Dans un arrêt rendu jeudi 22 août, la cour d’appel de Paris a confirmé le caractère « irrecevable » de l’action menée devant la justice française contre Bayer-Monsanto et treize autres groupes agrochimiques qui ont fourni à l’armée américaine de l’« agent orange ». La procédure avait été lancée par Tran To Nga, une ancienne enseignante Franco-vietnamienne de 82 ans exposée en 1966 à ce défoliant ultratoxique. « Les demandes de Mme To Nga se heurtent à l’immunité de juridiction dont les sociétés (…) bénéficient », écrit la cour d’appel dans son arrêt.
L’octogénaire, qui a appris la décision de Hô Chi Minh-Ville, compte se pourvoir en cassation, ont annoncé ses avocats, William Bourdon et Bertrand Repolt.

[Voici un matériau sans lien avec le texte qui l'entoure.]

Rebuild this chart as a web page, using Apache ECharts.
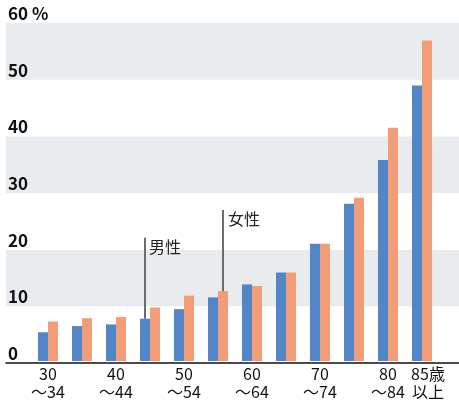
<!DOCTYPE html>
<html>
<head>
<meta charset="utf-8">
<script src="https://cdn.jsdelivr.net/npm/echarts@6/dist/echarts.min.js"></script>
<style>
  html, body { margin: 0; padding: 0; background: #fff; }
  #chart { width: 459px; height: 401px; }
</style>
</head>
<body>
<div id="chart"></div>
<script>
// 年齢階級
var categories = ['30\n～34', '', '40\n～44', '', '50\n～54', '', '60\n～64', '', '70\n～74', '', '80\n～84', '85歳\n以上'];
// 男性 / 女性 (%)
var maleValues = [5.1, 6.2, 6.5, 7.5, 9.2, 11.3, 13.6, 15.7, 20.8, 27.9, 35.7, 48.9];
var femaleValues = [7.0, 7.6, 7.8, 9.5, 11.6, 12.4, 13.3, 15.7, 20.8, 29.0, 41.4, 56.9];
var yTicks = [0, 10, 20, 30, 40, 50, 60];

var font = '"Noto Sans CJK JP", "Noto Sans", sans-serif';
var chart = echarts.init(document.getElementById('chart'));

chart.setOption({
  animation: false,
  backgroundColor: '#fff',
  textStyle: { fontFamily: font },
  grid: [
    { left: 6, right: 0, top: 23, bottom: 38 },   // 背景の帯
    { left: 31, right: 20, top: 23, bottom: 38 }  // 棒
  ],
  xAxis: [
    {
      gridIndex: 0, type: 'value', min: 0, max: 1,
      axisLine: { show: true, onZero: false, lineStyle: { color: '#111', width: 1.5 } },
      axisTick: { show: false }, axisLabel: { show: false }, splitLine: { show: false }
    },
    {
      gridIndex: 1, type: 'category', data: categories,
      axisLine: { show: false }, axisTick: { show: false },
      axisLabel: {
        interval: 0, margin: 4, color: '#111', fontSize: 16, lineHeight: 18,
        fontFamily: font,
        formatter: function (v, i) {
          if (i === categories.length - 1) {
            return v.split('\n').map(function (s) { return '{last|' + s + '}'; }).join('\n');
          }
          return v;
        },
        rich: {
          last: { fontSize: 16, lineHeight: 18, color: '#111', fontFamily: font, padding: [0, 0, 0, 12] }
        }
      }
    }
  ],
  yAxis: [
    {
      gridIndex: 0, type: 'value', min: yTicks[0], max: yTicks[yTicks.length - 1], interval: 10,
      axisLine: { show: false }, axisTick: { show: false },
      splitLine: { show: false },
      splitArea: { show: true, areaStyle: { color: ['#ffffff', '#E9ECEF'] } },
      axisLabel: {
        inside: true, margin: 2, align: 'left', verticalAlign: 'bottom',
        padding: [0, 0, 1, 0],
        color: '#111', fontSize: 17, fontWeight: 'bold', fontFamily: font,
        formatter: function (v) { return v === 60 ? '60 %' : String(v); }
      }
    },
    {
      gridIndex: 1, type: 'value', min: 0, max: 60, show: false
    }
  ],
  series: [
    {
      name: '男性', type: 'bar', xAxisIndex: 1, yAxisIndex: 1,
      data: maleValues, barWidth: 10, barGap: '0%',
      itemStyle: { color: '#5286C7' },
      markLine: {
        silent: true, symbol: 'none', label: { show: false },
        lineStyle: { color: '#6b6b6b', width: 2, type: 'solid' },
        data: [[{ coord: [3, maleValues[3]] }, { coord: [3, 21.9] }]]
      },
      markPoint: {
        silent: true, symbol: 'circle', symbolSize: 0,
        label: { show: true, position: 'right', distance: 4, formatter: '男性', color: '#222', fontSize: 16, fontFamily: font },
        data: [{ coord: [3, 20.2] }]
      }
    },
    {
      name: '女性', type: 'bar', xAxisIndex: 1, yAxisIndex: 1,
      data: femaleValues, barWidth: 10, barGap: '0%',
      itemStyle: { color: '#F29D78' },
      markLine: {
        silent: true, symbol: 'none', label: { show: false },
        lineStyle: { color: '#6b6b6b', width: 2, type: 'solid' },
        data: [[{ coord: [5, femaleValues[5]] }, { coord: [5, 26.8] }]]
      },
      markPoint: {
        silent: true, symbol: 'circle', symbolSize: 0,
        label: { show: true, position: 'right', distance: 5, formatter: '女性', color: '#222', fontSize: 16, fontFamily: font },
        data: [{ coord: [5, 25.3] }]
      }
    }
  ]
});
</script>
</body>
</html>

Elle est « déçue, mais c’est une personne pleine de sagesse. Elle sait que c’est une bataille longue, difficile », ont-ils déclaré à l’Agence France-Presse.

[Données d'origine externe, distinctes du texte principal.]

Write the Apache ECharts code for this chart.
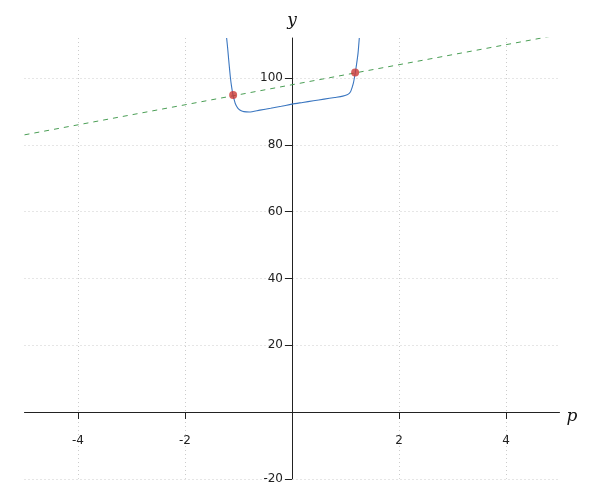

Utilisé par l’armée américaine pour détruire les forêts vietnamiennes qui ont protégé les combattants de la guérilla communiste vietcong, l’« agent orange » a fait « plus de 3 millions de victimes », selon l’association Vietnam Dioxine.
Tran To Nga souffre de « tuberculoses à répétition, d’un cancer et d’un diabète de type II », dénonce Vietnam Dioxine. Sa fille, née en 1969, est morte d’une malformation cardiaque au bout de « dix-sept mois », précise le collectif, en ajoutant que ses deux autres filles et ses petits-enfants sont atteints de « pathologies graves ».
Aux Etats-Unis, si des vétérans ont été indemnisés par certaines entreprises sans qu’un procès ait lieu, la justice a débouté en 2005 une association vietnamienne de victimes au motif que l’« agent orange », qui tient son nom de la couleur du bandeau peint sur les barils contenant ce défoliant, était un herbicide et non une arme chimique.
Mme Nga s’est tournée vers la justice française. En 2021, elle a été déboutée par le tribunal d’Evry (Essonne). Ce dernier s’était déclaré incompétent pour traiter sa plainte contre les géants agrochimiques, dont Bayer-Monsanto, Dow Chemical et Hercules, en estimant que les sociétés avaient « agi sur ordre et pour le compte de l’Etat américain » et qu’elles pouvaient, de ce fait, se prévaloir de « l’immunité de juridiction ».